Почему, почему, почему мне стыдно, что я зашла в туалет? Я ранимый невротик или все-таки что-то было не так? Почему в больнице все время стыдно, вечно кажется, что ты мешаешь медикам делать их работу, и хочется провалиться сквозь землю?

* * *

Пациент имеет право на информацию. Имеет право знать, какие таблетки ему дают, от чего и для чего. Что в него вливают и зачем. Какие анализы и почему назначены. Почему принимается то или иное решение. Пациент может не спросить, но если он задал вопрос, то его право знать – незыблемо. Потому что это его здоровье и его тело.

Просто приносить пациентам винегрет из таблеток в стаканчике – нельзя. Это величайшая ошибка, которую совершают всюду: утром раскладывают таблетки на всех по коробочкам, потом раздают и не могут ответить, а вот эта желтенькая – от чего? Точнее, на все вопросы дают один и тот же ответ: так доктор прописал.

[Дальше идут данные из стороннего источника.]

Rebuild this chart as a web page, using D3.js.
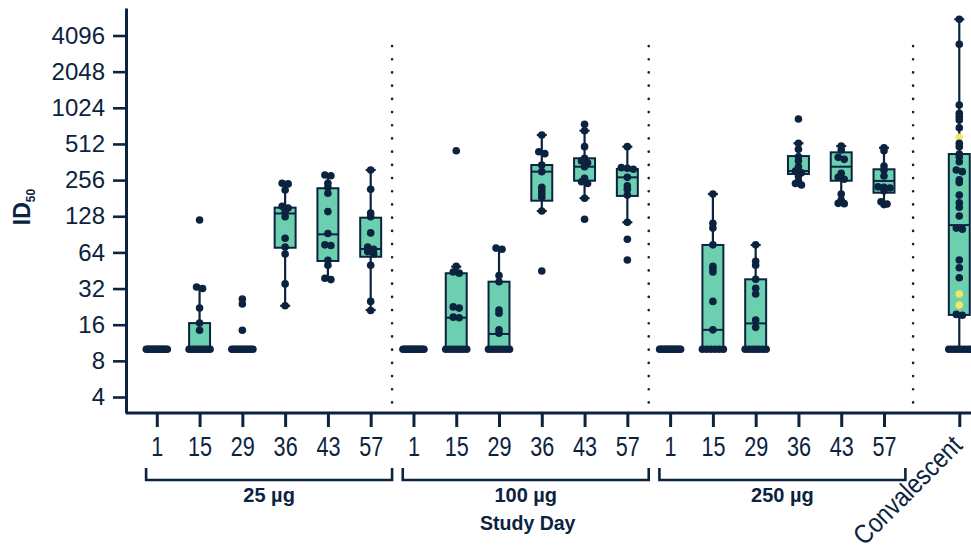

Я хочу знать, что вы мне даете. Выдавливать таблетку из облатки надо в моей палате и в моем присутствии. Для этого закупаются специальные запирающиеся на ключ тележки, с которыми медсестра должна ездить по палатам и раздавать таблетки. Работая внутри системы, я лучше многих знаю, как путаются таблетки разных пациентов при раздаче разом с утра всего и на всех по коробочкам и стаканчикам. Путаются, это проверено.

Я вредничаю и не глотаю таблетки, пока мне не скажут, как что называется, и пока я не прочитаю инструкцию. (Многие врачи жалуются на то, что пациенты начитались лабуды в интернете и теперь думают, что сами всё знают. Но если вы не разъясняете и не даете исчерпывающих ответов, вы сами провоцируете обращение к интернету за помощью!)

Мне делают УЗИ. Все понятно разъяснили, это нужно и правильно. Дальше как сцена из плохого фильма: врач затихает, потом просит подойти коллегу, они елозят по мне датчиком, смотрят в экран, молчат, переглядываются. Диалог примерно такой:

– Смотри, видишь, что мне не нравится?

– Да.

– Вот видишь, края неровные?

– Да. Сюда подвинь.

– Образование или уплотнение.

– Да.

– Надо КТ.

– Да.

Что в это время думаю я? Образование с неровными краями, и нужно КТ. Это рак. Вот оно, оказывается, как происходит (оказалось, тоже следствие гепатита). А ведь чего проще – сказать мне: меня настораживает вид вашего желчного пузыря, я сейчас позову коллегу, и мы вместе подумаем, возможно, нужно будет дополнительно назначить КТ. Нет ничего хуже, чем когда специалисты стоят над тобой, говорят на птичьем своем языке, шепотом, а тебя как бы нет. Ну или ты есть, но твое присутствие совершенно точно мешает им изъяснятся свободнее. Но ты – это ты, и это твое тело. Ты – не интересный случай, ты – человек.

Привозят на КТ. В помещении дикий запах. «Да это мы от вшей после бомжа обрабатывали, ложитесь!» Ребята, я рада, что бомжу сделали КТ (это круто, в былые времена его бы выперли на улицу), и я рада, что после этого вы всё обработали. Неужели нельзя было сказать: простите за этот неприятный запах, это антисептические дезинфицирующие растворы так пахнут?!